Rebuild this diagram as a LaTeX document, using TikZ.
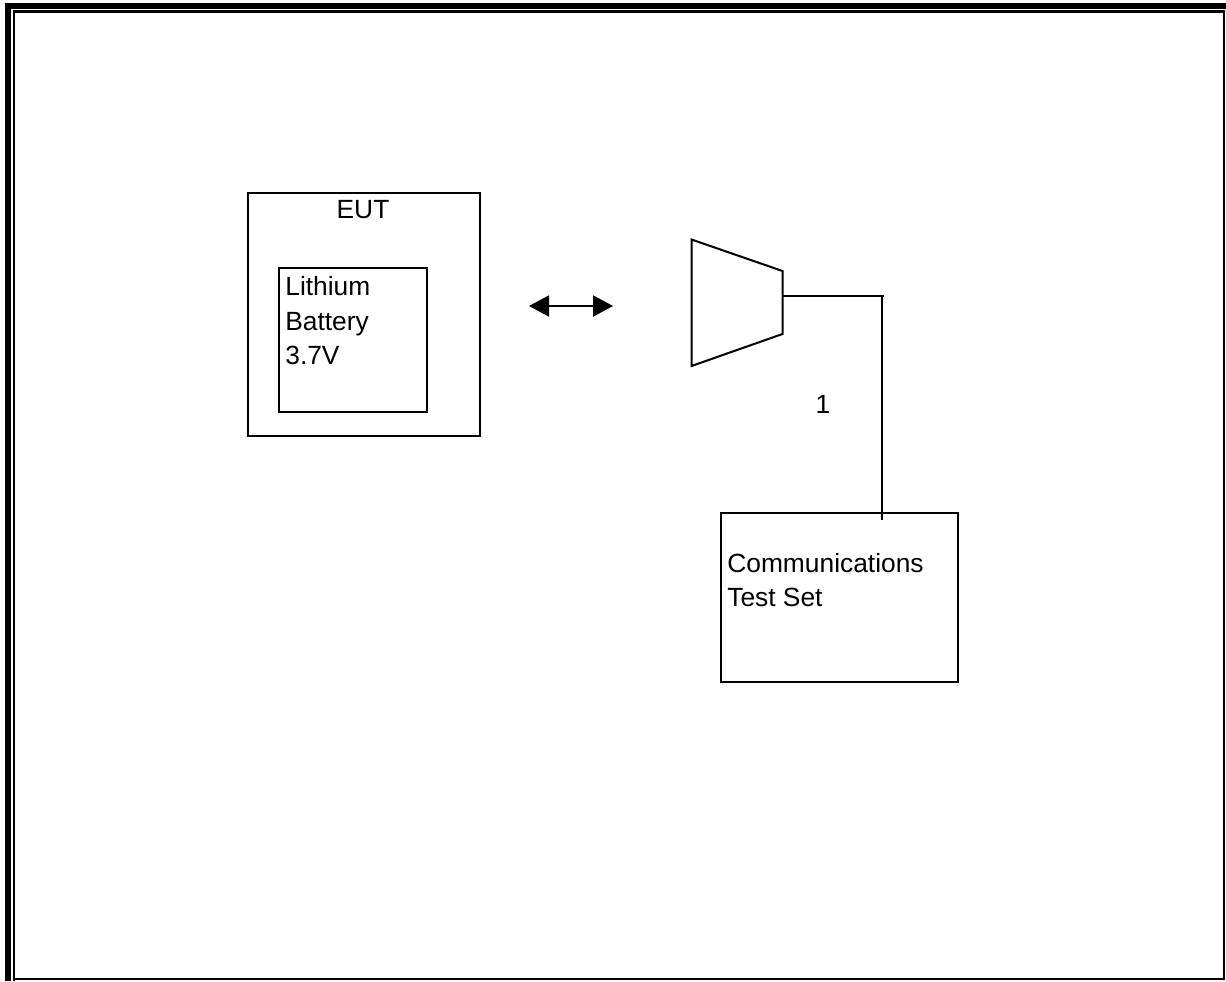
\documentclass[tikz,border=0pt]{standalone}
\usepackage{fontspec}
\setmainfont{Liberation Sans}
\usetikzlibrary{arrows.meta,positioning}
\tikzset{
  box/.style={draw, line width=1.15pt, inner sep=0pt},
  wire/.style={line width=1.15pt},
  lbl/.style={inner sep=0pt, anchor=base west, font=\fontsize{15}{18}\selectfont}
}

\begin{document}
\begin{tikzpicture}[x=0.02cm, y=-0.02cm]
  \useasboundingbox (0,0) rectangle (1226,981);
  % page frame
  \draw[line width=3.4pt] (8,981) -- (8,6) -- (1226,6);
  \draw[line width=1.2pt] (14.2,981) -- (14.2,11.5) -- (1224.2,11.5) -- (1224.2,979) -- (14.2,979);
  % boxes
  \node[box, minimum width=4.65cm, minimum height=4.86cm] (eut) at (363.75,314.5) {};
  \node[box, minimum width=2.96cm, minimum height=2.88cm] (battery) at (353,340) {};
  \node[box, minimum width=4.74cm, minimum height=3.38cm] (testset) at (839.5,597.5) {};
  \node[lbl, anchor=base] (eutlbl) at (363,218) {EUT};
  \node[lbl] (batlbl1) at (285,295) {Lithium};
  \node[lbl] (batlbl2) at (285,330) {Battery};
  \node[lbl] (batlbl3) at (285,364) {3.7V};
  \node[lbl] (setlbl1) at (727,572) {Communications};
  \node[lbl] (setlbl2) at (727,606) {Test Set};
  \node[lbl, anchor=base] (cablelbl) at (823,413) {1};
  % antenna
  \coordinate (hornport) at (782.5,296);
  \coordinate (hornend) at (884,296);
  \coordinate (cabletop) at (881.5,296);
  \coordinate (cableend) at (881.5,520);
  \coordinate (arrowl) at (529,306);
  \coordinate (arrowr) at (613,306);
  \draw[wire] (691.5,239.5) -- (782.5,271) -- (782.5,334) -- (691.5,366) -- cycle;
  \draw[wire] (hornport) -- (hornend);
  \draw[wire] (cabletop) -- (cableend);
  \draw[wire, {Triangle[length=0.4cm,width=0.42cm]}-{Triangle[length=0.4cm,width=0.42cm]}] (arrowl) -- (arrowr);
\end{tikzpicture}
\end{document}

# To be done:
Without including any picture, repeat the data exactly.

# Complete output:
Rebuild this diagram as a LaTeX document, using TikZ.
\documentclass[tikz,border=0pt]{standalone}
\usepackage{fontspec}
\setmainfont{Liberation Sans}
\usetikzlibrary{arrows.meta,positioning}
\tikzset{
  box/.style={draw, line width=1.15pt, inner sep=0pt},
  wire/.style={line width=1.15pt},
  lbl/.style={inner sep=0pt, anchor=base west, font=\fontsize{15}{18}\selectfont}
}

\begin{document}
\begin{tikzpicture}[x=0.02cm, y=-0.02cm]
  \useasboundingbox (0,0) rectangle (1226,981);
  % page frame
  \draw[line width=3.4pt] (8,981) -- (8,6) -- (1226,6);
  \draw[line width=1.2pt] (14.2,981) -- (14.2,11.5) -- (1224.2,11.5) -- (1224.2,979) -- (14.2,979);
  % boxes
  \node[box, minimum width=4.65cm, minimum height=4.86cm] (eut) at (363.75,314.5) {};
  \node[box, minimum width=2.96cm, minimum height=2.88cm] (battery) at (353,340) {};
  \node[box, minimum width=4.74cm, minimum height=3.38cm] (testset) at (839.5,597.5) {};
  \node[lbl, anchor=base] (eutlbl) at (363,218) {EUT};
  \node[lbl] (batlbl1) at (285,295) {Lithium};
  \node[lbl] (batlbl2) at (285,330) {Battery};
  \node[lbl] (batlbl3) at (285,364) {3.7V};
  \node[lbl] (setlbl1) at (727,572) {Communications};
  \node[lbl] (setlbl2) at (727,606) {Test Set};
  \node[lbl, anchor=base] (cablelbl) at (823,413) {1};
  % antenna
  \coordinate (hornport) at (782.5,296);
  \coordinate (hornend) at (884,296);
  \coordinate (cabletop) at (881.5,296);
  \coordinate (cableend) at (881.5,520);
  \coordinate (arrowl) at (529,306);
  \coordinate (arrowr) at (613,306);
  \draw[wire] (691.5,239.5) -- (782.5,271) -- (782.5,334) -- (691.5,366) -- cycle;
  \draw[wire] (hornport) -- (hornend);
  \draw[wire] (cabletop) -- (cableend);
  \draw[wire, {Triangle[length=0.4cm,width=0.42cm]}-{Triangle[length=0.4cm,width=0.42cm]}] (arrowl) -- (arrowr);
\end{tikzpicture}
\end{document}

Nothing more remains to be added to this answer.